::: MATERIAL TO PROCESS :::

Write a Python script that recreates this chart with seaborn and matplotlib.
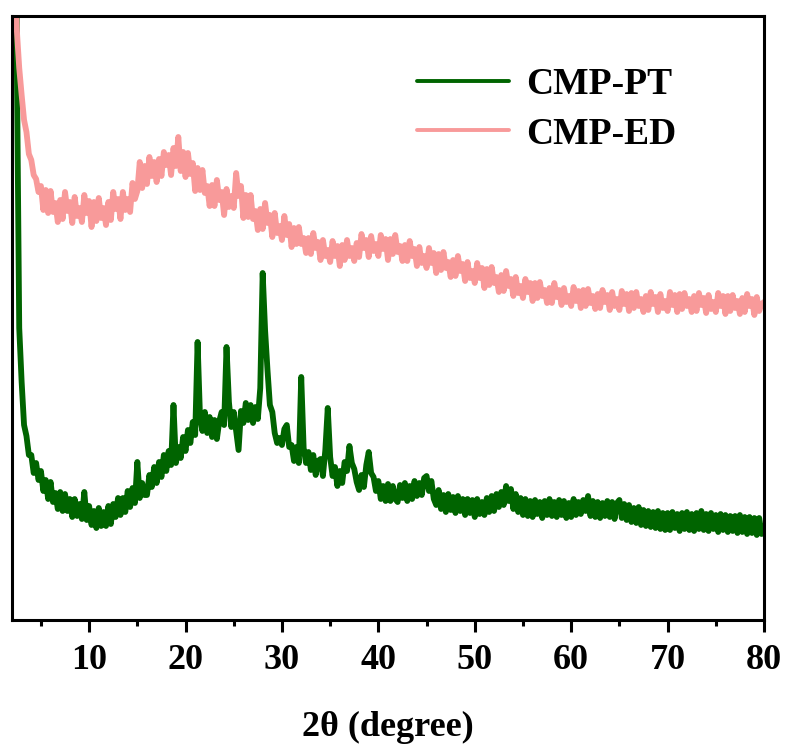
import numpy as np
import pandas as pd
import seaborn as sns
import matplotlib.pyplot as plt
from matplotlib.ticker import MultipleLocator

# Scan axis: 2θ from 2° to 80° in 0.25° steps
two_theta = np.arange(2.0, 80.001, 0.25)

# CMP-PT intensity (a.u.), four readings per degree
cmp_pt = [
    2500, 1500, 560, 292,   # 2
    238, 195, 184, 165,     # 3
    165, 147, 157, 140,     # 4
    149, 129, 140, 121,     # 5
    138, 118, 127, 111,     # 6
    128, 109, 126, 109,     # 7
    121, 103, 121, 104,     # 8
    116, 101, 128, 100,     # 9
    114, 95, 109, 92,       # 10
    112, 94, 108, 94,       # 11
    114, 96, 116, 103,      # 12
    122, 105, 122, 108,     # 13
    129, 113, 132, 117,     # 14
    158, 122, 137, 125,     # 15
    125, 145, 133, 153,     # 16
    137, 158, 143, 165,     # 17
    149, 169, 155, 215,     # 18
    157, 173, 162, 183,     # 19
    169, 190, 177, 198,     # 20
    185, 278, 203, 189,     # 21
    208, 187, 203, 183,     # 22
    200, 181, 199, 208,     # 23
    195, 273, 218, 193,     # 24
    208, 189, 170, 209,     # 25
    197, 217, 200, 215,     # 26
    197, 213, 201, 232,     # 27
    347, 290, 250, 215,     # 28
    208, 187, 177, 182,     # 29
    175, 191, 195, 173,     # 30
    175, 159, 173, 157,     # 31
    243, 172, 157, 168,     # 32
    150, 165, 145, 159,     # 33
    161, 144, 170, 212,     # 34
    163, 144, 153, 134,     # 35
    149, 137, 158, 149,     # 36
    174, 157, 151, 138,     # 37
    130, 145, 133, 155,     # 38
    168, 147, 143, 129,     # 39
    139, 121, 134, 119,     # 40
    136, 119, 134, 121,     # 41
    118, 135, 122, 137,     # 42
    119, 134, 121, 139,     # 43
    124, 137, 125, 142,     # 44
    144, 129, 139, 121,     # 45
    115, 130, 111, 125,     # 46
    108, 126, 110, 123,     # 47
    107, 124, 109, 121,     # 48
    105, 121, 107, 120,     # 49
    103, 121, 106, 118,     # 50
    105, 122, 108, 124,     # 51
    109, 126, 113, 128,     # 52
    115, 134, 119, 131,     # 53
    111, 126, 108, 122,     # 54
    105, 121, 104, 119,     # 55
    103, 120, 106, 118,     # 56
    102, 119, 105, 121,     # 57
    104, 118, 103, 120,     # 58
    105, 119, 102, 117,     # 59
    103, 121, 105, 118,     # 60
    106, 120, 109, 124,     # 61
    104, 119, 103, 118,     # 62
    102, 117, 104, 119,     # 63
    103, 118, 101, 117,     # 64
    120, 102, 116, 100,     # 65
    115, 98, 112, 97,       # 66
    113, 95, 110, 94,       # 67
    109, 93, 108, 92,       # 68
    109, 91, 107, 90,       # 69
    107, 90, 108, 92,       # 70
    106, 89, 107, 91,       # 71
    108, 90, 106, 89,       # 72
    107, 91, 109, 90,       # 73
    106, 89, 107, 91,       # 74
    105, 88, 106, 90,       # 75
    105, 88, 104, 89,       # 76
    104, 87, 105, 88,       # 77
    103, 86, 103, 87,       # 78
    102, 85, 102, 86,       # 79
    94,                     # 80
]

# CMP-ED intensity (a.u.), four readings per degree
cmp_ed = [
    1500, 660, 590, 552,    # 2
    525, 500, 488, 466,     # 3
    460, 445, 441, 428,     # 4
    434, 410, 430, 407,     # 5
    429, 408, 417, 398,     # 6
    420, 401, 428, 409,     # 7
    418, 397, 423, 404,     # 8
    412, 398, 425, 407,     # 9
    419, 393, 418, 399,     # 10
    422, 402, 412, 395,     # 11
    418, 400, 428, 411,     # 12
    421, 401, 428, 410,     # 13
    421, 408, 437, 421,     # 14
    429, 458, 432, 454,     # 15
    436, 463, 444, 458,     # 16
    438, 461, 444, 468,     # 17
    455, 465, 445, 472,     # 18
    454, 483, 449, 468,     # 19
    443, 467, 446, 457,     # 20
    429, 452, 430, 450,     # 21
    427, 434, 414, 435,     # 22
    414, 440, 420, 428,     # 23
    405, 431, 413, 424,     # 24
    412, 447, 424, 434,     # 25
    402, 425, 403, 425,     # 26
    401, 409, 390, 411,     # 27
    391, 417, 397, 405,     # 28
    383, 407, 387, 394,     # 29
    380, 404, 385, 396,     # 30
    373, 392, 376, 393,     # 31
    376, 382, 367, 382,     # 32
    366, 387, 372, 378,     # 33
    360, 380, 364, 370,     # 34
    358, 379, 364, 374,     # 35
    354, 375, 360, 380,     # 36
    364, 372, 359, 377,     # 37
    363, 386, 372, 380,     # 38
    363, 384, 369, 376,     # 39
    364, 385, 371, 381,     # 40
    360, 381, 366, 385,     # 41
    368, 374, 359, 375,     # 42
    359, 379, 364, 371,     # 43
    354, 373, 357, 364,     # 44
    352, 372, 357, 367,     # 45
    347, 366, 350, 368,     # 46
    352, 358, 343, 360,     # 47
    344, 364, 349, 356,     # 48
    339, 358, 342, 349,     # 49
    337, 357, 342, 352,     # 50
    332, 351, 335, 353,     # 51
    337, 343, 328, 345,     # 52
    329, 349, 334, 341,     # 53
    324, 343, 327, 334,     # 54
    322, 341, 328, 337,     # 55
    319, 337, 322, 338,     # 56
    324, 330, 317, 332,     # 57
    317, 337, 323, 330,     # 58
    315, 332, 318, 324,     # 59
    314, 333, 319, 329,     # 60
    312, 330, 314, 331,     # 61
    317, 324, 311, 326,     # 62
    312, 330, 318, 325,     # 63
    310, 328, 314, 321,     # 64
    310, 329, 316, 326,     # 65
    309, 327, 312, 328,     # 66
    314, 321, 308, 324,     # 67
    310, 328, 316, 323,     # 68
    308, 326, 312, 319,     # 69
    309, 328, 315, 325,     # 70
    308, 326, 311, 327,     # 71
    314, 321, 308, 324,     # 72
    309, 327, 315, 322,     # 73
    307, 325, 311, 318,     # 74
    308, 327, 314, 324,     # 75
    306, 324, 309, 325,     # 76
    312, 319, 306, 322,     # 77
    308, 326, 314, 321,     # 78
    305, 323, 309, 316,     # 79
    318,                    # 80
]

samples = ["CMP-PT", "CMP-ED"]
colors = ["#006400", "#F89A9A"]
x_ticks = [10, 20, 30, 40, 50, 60, 70, 80]

df = pd.concat([
    pd.DataFrame({"two_theta": two_theta, "intensity": cmp_pt, "sample": samples[0]}),
    pd.DataFrame({"two_theta": two_theta, "intensity": cmp_ed, "sample": samples[1]}),
], ignore_index=True)

sns.set_theme(style="white")
plt.rcParams["font.family"] = ["Liberation Serif", "DejaVu Serif"]
plt.rcParams["font.weight"] = "bold"
plt.rcParams["text.color"] = "black"
plt.rcParams["axes.labelcolor"] = "black"
plt.rcParams["xtick.color"] = "black"

fig = plt.figure(figsize=(7.87, 7.44), dpi=100)
ax = fig.add_axes([12 / 787, 124 / 744, 752 / 787, 604 / 744])

sns.lineplot(data=df, x="two_theta", y="intensity", hue="sample",
             hue_order=samples, palette=colors, estimator=None, sort=False,
             linewidth=4.2, ax=ax)

ax.set_xlim(2, 80)
ax.set_ylim(0, 604)
ax.set_yticks([])
ax.set_xticks(x_ticks)
ax.xaxis.set_minor_locator(MultipleLocator(5))
ax.set_xticklabels([str(t) for t in x_ticks], fontsize=26, fontweight="bold",
                   color="black")
ax.tick_params(axis="x", which="major", direction="out", length=8.5, width=2.2,
               pad=8.5, color="black", labelcolor="black", bottom=True)
ax.tick_params(axis="x", which="minor", direction="out", length=4.3, width=2.2,
               color="black", bottom=True)
for side in ["left", "right", "top", "bottom"]:
    ax.spines[side].set_visible(True)
    ax.spines[side].set_color("black")
    ax.spines[side].set_linewidth(2.2)

ax.set_xlabel("2θ (degree)", fontsize=26, fontweight="bold", color="black",
              labelpad=25)
ax.set_ylabel("")

handles, labels = ax.get_legend_handles_labels()
leg = ax.legend(handles, labels, loc="upper left", bbox_to_anchor=(0.5386, 0.915),
                frameon=False, borderpad=0, borderaxespad=0, handlelength=2.45,
                handletextpad=0.47, labelspacing=0.38,
                prop={"family": "Liberation Serif", "weight": "bold", "size": 27})
for line in leg.get_lines():
    line.set_linewidth(2.8)
for text in leg.get_texts():
    text.set_color("black")

fig.savefig("out.png", dpi=100)
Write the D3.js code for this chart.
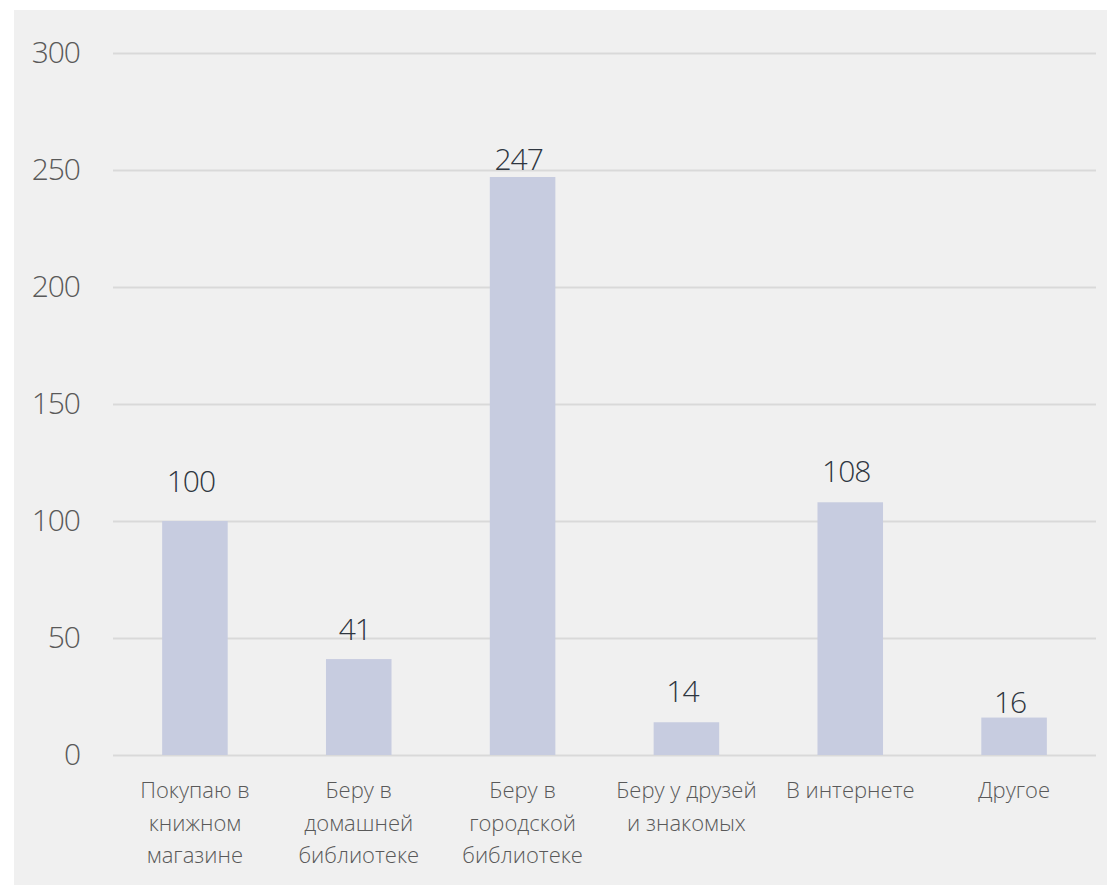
<!DOCTYPE html>
<html><head><meta charset="utf-8">
<script src="https://cdn.jsdelivr.net/npm/d3@7"></script>
<style>
html,body{margin:0;padding:0;background:#fff;}
svg text{font-family:"Open Sans","Segoe UI",sans-serif;font-weight:300;}
</style></head>
<body><svg id="c" width="1107" height="886"></svg>
<script>
const categories = ["Покупаю в\nкнижном\nмагазине","Беру в\nдомашней\nбиблиотеке","Беру в\nгородской\nбиблиотеке","Беру у друзей\nи знакомых","В интернете","Другое"];
const values = [100, 41, 247, 14, 108, 16];
const yTicks = [0, 50, 100, 150, 200, 250, 300];
const labelNudge = [29, 19, 7, 20, 20, 5];

const svg = d3.select("#c");
svg.append("rect").attr("x",14).attr("y",10).attr("width",1093).attr("height",875).attr("fill","#f0f0f0");

const x = d3.scaleBand().domain(categories).range([113,1096]).paddingInner(0.6).paddingOuter(0.3);
const y = d3.scaleLinear().domain([0,300]).range([755,53]);

const gy = svg.append("g").attr("transform","translate(113,0)")
  .call(d3.axisLeft(y).tickValues(yTicks).tickSize(-983).tickPadding(33));
gy.select(".domain").remove();
gy.selectAll(".tick line").attr("stroke","#d9d9d9").attr("stroke-width",2);
gy.selectAll(".tick text").attr("fill","#595959").attr("font-size",30).attr("letter-spacing","-1px");

svg.selectAll("rect.bar").data(values).enter().append("rect").attr("class","bar")
  .attr("x",(d,i)=>x(categories[i])).attr("width",x.bandwidth())
  .attr("y",d=>y(d)).attr("height",d=>y(0)-y(d)).attr("fill","#c7cce0");

svg.selectAll("text.val").data(values).enter().append("text").attr("class","val")
  .attr("x",(d,i)=>x(categories[i])+x.bandwidth()/2 - 4)
  .attr("y",(d,i)=>y(d)-labelNudge[i])
  .attr("text-anchor","middle").attr("font-size",30).attr("letter-spacing","-1px")
  .attr("fill","#2f3640").text(d=>d);

const gx = svg.append("g").attr("transform","translate(0,755)")
  .call(d3.axisBottom(x).tickSize(0).tickFormat(""));
gx.select(".domain").remove();
gx.selectAll(".tick").each(function(d){
  const t = d3.select(this).append("text").attr("fill","#595959").attr("font-size",22)
    .attr("text-anchor","middle");
  d.split("\n").forEach((ln,j)=>{
    t.append("tspan").attr("x",0).attr("y",43+j*32.5).text(ln);
  });
});
</script></body></html>
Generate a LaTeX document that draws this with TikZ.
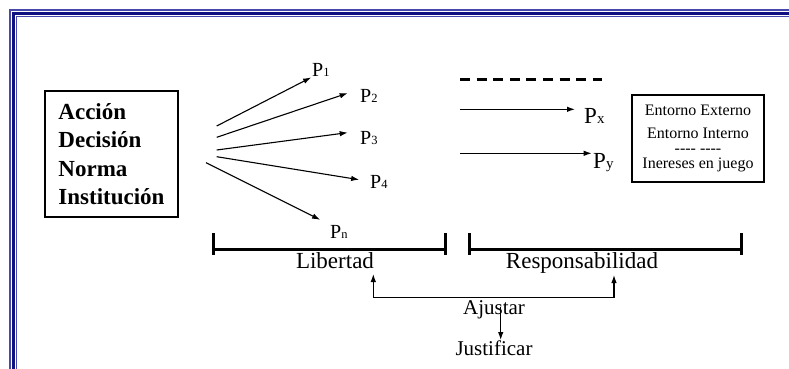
\documentclass[tikz,border=0pt]{standalone}
\usepackage{fontspec}
\setmainfont{Liberation Serif}
\usetikzlibrary{arrows.meta}
\definecolor{framenavy}{RGB}{16,16,128}
\definecolor{framelite}{RGB}{72,72,170}
\newcommand\psub[2][12.5]{{\fontsize{#1}{#1}\selectfont #2}}
\tikzset{
  >={Latex[length=8pt,width=5.5pt]},
  link/.style={->,line width=1.1pt},
  plabel/.style={inner sep=0pt,anchor=base west,font=\fontsize{20}{20}\selectfont},
  bigp/.style={plabel,font=\fontsize{23}{23}\selectfont},
  wlabel/.style={inner sep=0pt,anchor=base,font=\fontsize{23}{23}\selectfont},
  slabel/.style={wlabel,font=\fontsize{21}{21}\selectfont},
  srcbox/.style={draw,line width=1.3pt,inner sep=0pt,minimum width=133pt,minimum height=126pt,
    align=left,font=\bfseries\fontsize{23}{28.3}\selectfont},
  envbox/.style={draw,line width=1.3pt,inner sep=0pt,minimum width=132pt,minimum height=87pt,
    align=center,font=\fontsize{16}{23.3}\selectfont},
  bar/.style={line width=3pt}
}
\begin{document}
\begin{tikzpicture}[x=1pt,y=-1pt]
\useasboundingbox (0,0) rectangle (789,369);
\draw[framelite,line width=2pt] (10,369)--(10,10)--(789,10);
\draw[framenavy,line width=3.5pt] (13.6,369)--(13.6,13.6)--(789,13.6);
\draw[framelite,line width=1.3pt] (16.8,369)--(16.8,16.8)--(789,16.8);

\node[srcbox] (src) at (111.5,154) {Acción\\Decisión\\Norma\\Institución};
\node[envbox] (env) at (698,138.5) {Entorno Externo\\Entorno Interno\\[-8.3pt]{-}{-}{-}{-} {-}{-}{-}{-}\\[-8.3pt]Inereses en juego};

\node[plabel] (p1) at (312,77) {P\psub{1}};
\node[plabel] (p2) at (360,102.3) {P\psub{2}};
\node[plabel] (p3) at (360,144.3) {P\psub{3}};
\node[plabel] (p4) at (370,188) {P\psub{4}};
\node[plabel] (pn) at (330,238) {P\psub{n}};
\node[bigp] (px) at (584,123) {P\psub[15]{x}};
\node[bigp] (py) at (593,168) {P\psub[15]{y}};

\foreach \n/\x/\y in {1/216.7/126,2/216.7/137.3,3/216.7/150,4/216.7/156.7,n/206/162.7}{
  \coordinate (s\n) at (\x,\y);
}
\foreach \n/\a/\s in {1/base west/1,2/north west/13,3/north west/12.4,4/west/11,n/north west/11}{
  \draw[link,shorten >=\s pt] (s\n) -- (p\n.\a);
}
\coordinate (sx) at (460,109.3);
\coordinate (sy) at (460,153.3);
\draw[link,shorten >=9pt] (sx) -- (sx -| px.west);
\draw[link,shorten >=1.3pt] (sy) -- (sy -| py.west);
\draw[line width=3pt,dash pattern=on 10pt off 6.6pt] (460,79) -- (602,79);

\foreach \a/\b in {213/445,469.3/741.7}{
  \draw[bar] (\a,233) -- (\a,255) (\a,249.3) -- (\b,249.3) (\b,233) -- (\b,255);
}
\node[wlabel] (lib) at (335,268) {Libertad};
\node[wlabel] (resp) at (582,268) {Responsabilidad};
\node[slabel] (adj) at (494,314) {Ajustar};
\node[slabel] (jus) at (494,355) {Justificar};

\coordinate (fbl) at (373.3,297.3);
\coordinate (fbr) at (614,297.3);
\draw[<->,line width=1.1pt,shorten <=6pt,shorten >=7pt] (fbl |- lib.base) -- (fbl) -- (fbr) -- (fbr |- resp.base);
\draw[link] ([xshift=6.7pt,yshift=7pt]adj.base) -- ([xshift=6.7pt]jus.north);
\end{tikzpicture}
\end{document}
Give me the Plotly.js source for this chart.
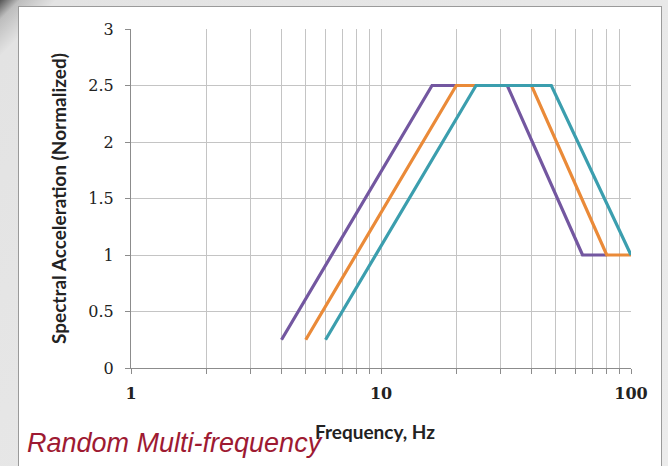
<!DOCTYPE html>
<html>
<head>
<meta charset="utf-8">
<script src="https://cdn.plot.ly/plotly-3.0.1.min.js"></script>
<style>
html,body{margin:0;padding:0;width:668px;height:466px;overflow:hidden;
background:linear-gradient(135deg,#555 0px,#bdbdbd 14px,#e3e3e3 40px,#ececec 100%);}
#chart{position:absolute;left:18px;top:6px;width:642px;height:460px;border:1px solid #9a9a9a;background:#fff;}
</style>
</head>
<body>
<div id="chart"></div>
<script>
// Series data (frequency in Hz, normalized spectral acceleration)
const purpleFreq = [4, 16, 32, 64, 80];
const purpleAcc  = [0.25, 2.5, 2.5, 1, 1];
const orangeFreq = [5, 20, 40, 80, 100];
const orangeAcc  = [0.25, 2.5, 2.5, 1, 1];
const tealFreq   = [6, 24, 48, 100];
const tealAcc    = [0.25, 2.5, 2.5, 1];

// Tick definitions
const xTickVals = [1,2,3,4,5,6,7,8,9,10,20,30,40,50,60,70,80,90,100];
const xTickText = ['1','','','','','','','','','10','','','','','','','','','100'];
const yTickVals = [0,0.5,1,1.5,2,2.5,3];
const yTickText = ['0','0.5','1','1.5','2','2.5','3'];

const lineW = 3.2;
const traces = [
  {x: purpleFreq, y: purpleAcc, mode:'lines', line:{color:'#7357a0', width:lineW}},
  {x: orangeFreq, y: orangeAcc, mode:'lines', line:{color:'#ea8a38', width:lineW}},
  {x: tealFreq,   y: tealAcc,   mode:'lines', line:{color:'#3b9eae', width:lineW}}
];

const layout = {
  width: 642, height: 460,
  margin: {l:112, r:30, t:22, b:99},
  paper_bgcolor:'#ffffff', plot_bgcolor:'#ffffff',
  showlegend:false,
  xaxis:{
    type:'log', range:[0,2],
    tickmode:'array', tickvals:xTickVals, ticktext:xTickText,
    showgrid:true, gridcolor:'#c4c4c4', gridwidth:1,
    showline:true, linecolor:'#8c8c8c', linewidth:1,
    ticks:'outside', ticklen:5, tickcolor:'#8c8c8c',
    ticklabelstandoff:6,
    tickfont:{family:'DejaVu Serif, serif', size:16, color:'#222', weight:'bold'},
    zeroline:false
  },
  yaxis:{
    range:[0,3],
    tickmode:'array', tickvals:yTickVals, ticktext:yTickText,
    showgrid:true, gridcolor:'#c4c4c4', gridwidth:1,
    showline:true, linecolor:'#8c8c8c', linewidth:1,
    ticks:'outside', ticklen:5, tickcolor:'#8c8c8c',
    ticklabelstandoff:8,
    tickfont:{family:'DejaVu Serif, serif', size:16, color:'#222'},
    zeroline:false,
    title:{text:'<b>Spectral Acceleration (Normalized)</b>', font:{family:'Lato, sans-serif', size:19, color:'#222'}, standoff:16}
  },
  annotations:[
    {
      xref:'paper', yref:'paper', x:0.488, y:-0.186, xanchor:'center', yanchor:'middle',
      text:'<b>Frequency, Hz</b>', showarrow:false,
      font:{family:'Lato, sans-serif', size:19, color:'#222'}
    },
    {
      xref:'paper', yref:'paper', x:-0.212, y:-0.221, xanchor:'left', yanchor:'middle',
      text:'<i>Random Multi-frequency</i>', showarrow:false,
      font:{family:'Liberation Sans, Arial, sans-serif', size:27, color:'#9e1a32'}
    }
  ]
};

Plotly.newPlot('chart', traces, layout, {displayModeBar:false, staticPlot:true});
</script>
</body>
</html>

:::

# YOUR GOAL:
Return the material line for line, from its beginning to the line that contains "two_theta = np.arange(2.0, 80.001, 0.25)", with the pictures left out.

# RESULT OF THIS EXERCISE:
Write a Python script that recreates this chart with seaborn and matplotlib.
import numpy as np
import pandas as pd
import seaborn as sns
import matplotlib.pyplot as plt
from matplotlib.ticker import MultipleLocator

# Scan axis: 2θ from 2° to 80° in 0.25° steps
two_theta = np.arange(2.0, 80.001, 0.25)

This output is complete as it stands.